» **SHORT TASK**: Your task is to reproduce, verbatim and without pictures, the lines from the opening of the listing through the line containing "xpos = list(range(len(categories)))".

(Source code of charts)
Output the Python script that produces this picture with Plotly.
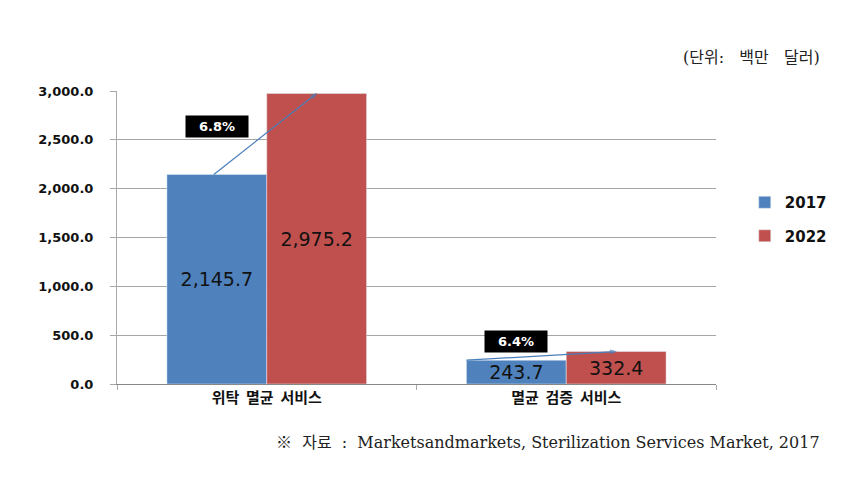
import plotly.graph_objects as go

categories = ["위탁 멸균 서비스", "멸균 검증 서비스"]
series_names = ["2017", "2022"]
values_2017 = [2145.7, 243.7]
values_2022 = [2975.2, 332.4]
cagr_labels = ["6.8%", "6.4%"]
y_ticks = [0, 500, 1000, 1500, 2000, 2500, 3000]

blue = "#4F81BD"
red = "#C0504D"
line_col = "#4A7EBB"
NB = "\u00a0"

xpos = list(range(len(categories)))

fig = go.Figure()
fig.add_trace(go.Bar(
    x=xpos, y=values_2017, name=series_names[0], marker_color=blue,
    text=[f"{v:,.1f}" for v in values_2017], textposition="inside",
    insidetextanchor="middle", constraintext="none",
    textfont=dict(family="DejaVu Sans", size=19, color="#111111"),
    legendgroup="a", hoverinfo="skip",
))
fig.add_trace(go.Bar(
    x=xpos, y=values_2022, name=series_names[1], marker_color=red,
    text=[f"{v:,.1f}" for v in values_2022], textposition="inside",
    insidetextanchor="middle", constraintext="none",
    textfont=dict(family="DejaVu Sans", size=19, color="#111111"),
    legendgroup="b", hoverinfo="skip",
))

# growth lines from 2017 value to 2022 value
start_off = [-1/6 - 0.01, -1/3]
for i in xpos:
    fig.add_trace(go.Scatter(
        x=[i + start_off[i], i + 1/6], y=[values_2017[i], values_2022[i]],
        mode="lines+markers", line=dict(color=line_col, width=1.2),
        marker=dict(symbol=["circle", "arrow"], size=[0, 6], angleref="previous",
                    color=line_col, line=dict(width=1, color=line_col)),
        showlegend=False, hoverinfo="skip",
    ))

label_y = [2640, 440]
for i in xpos:
    fig.add_annotation(
        x=i - 1/6, y=label_y[i], xref="x", yref="y", text=cagr_labels[i],
        showarrow=False, bgcolor="#000000", width=58, height=17, borderpad=2,
        font=dict(family="DejaVu Sans", size=13, color="white", weight="bold"),
    )

fig.add_annotation(
    x=1.177, y=1.113, xref="paper", yref="paper", xanchor="right", yanchor="middle",
    text=f"(단위:{NB*3}백만{NB*3}달러)", showarrow=False,
    font=dict(family="DejaVu Serif, Noto Sans CJK KR", size=16, color="#222"),
)
fig.add_annotation(
    x=1.177, y=-0.201, xref="paper", yref="paper", xanchor="right", yanchor="middle",
    text=f"※{NB}{NB}자료{NB}{NB}:{NB}{NB}Marketsandmarkets, Sterilization Services Market, 2017",
    showarrow=False,
    font=dict(family="DejaVu Serif, Noto Sans CJK KR", size=16, color="#222"),
)

fig.update_layout(
    width=866, height=486,
    margin=dict(l=117, r=150, t=91, b=102),
    paper_bgcolor="white", plot_bgcolor="white",
    barmode="group", bargap=1/3, bargroupgap=0,
    showlegend=True,
    legend=dict(x=1.048, y=0.563, xanchor="left", yanchor="middle",
                traceorder="grouped", tracegroupgap=11,
                font=dict(family="DejaVu Sans", size=15, color="#111", weight="bold"),
                itemwidth=30, bgcolor="rgba(0,0,0,0)"),
    xaxis=dict(range=[-0.5, 1.5], tickvals=xpos,
               ticktext=[c.replace(" ", NB + NB) for c in categories],
               ticks="", showgrid=False, zeroline=False,
               showline=True, linecolor="#888", linewidth=1,
               tickfont=dict(family="Noto Sans CJK KR", size=15, color="#111", weight="bold"),
               minor=dict(tickvals=[-0.5, 0.5, 1.5], ticks="outside", ticklen=5,
                          tickcolor="#aaa", showgrid=False)),
    yaxis=dict(range=[0, 3000], tickvals=y_ticks, tickformat=",.1f",
               showgrid=True, gridcolor="#a6a6a6", gridwidth=1,
               zeroline=False, showline=True, linecolor="#aaa", linewidth=1,
               ticks="outside", ticklen=6, tickcolor="#a6a6a6", ticklabelstandoff=14,
               tickfont=dict(family="DejaVu Sans", size=13, color="#111", weight="bold")),
)

fig.write_html("out.html")
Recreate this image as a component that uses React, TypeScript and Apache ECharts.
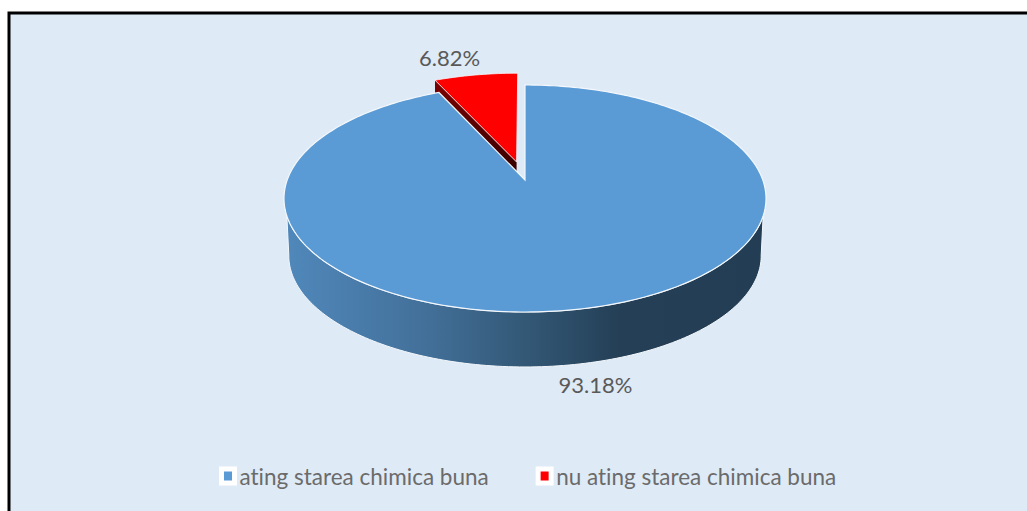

» **OUTPUT FOR THIS EXERCISE**:
Output the Python script that produces this picture with Plotly.
import plotly.graph_objects as go

categories = ["위탁 멸균 서비스", "멸균 검증 서비스"]
series_names = ["2017", "2022"]
values_2017 = [2145.7, 243.7]
values_2022 = [2975.2, 332.4]
cagr_labels = ["6.8%", "6.4%"]
y_ticks = [0, 500, 1000, 1500, 2000, 2500, 3000]

blue = "#4F81BD"
red = "#C0504D"
line_col = "#4A7EBB"
NB = "\u00a0"

xpos = list(range(len(categories)))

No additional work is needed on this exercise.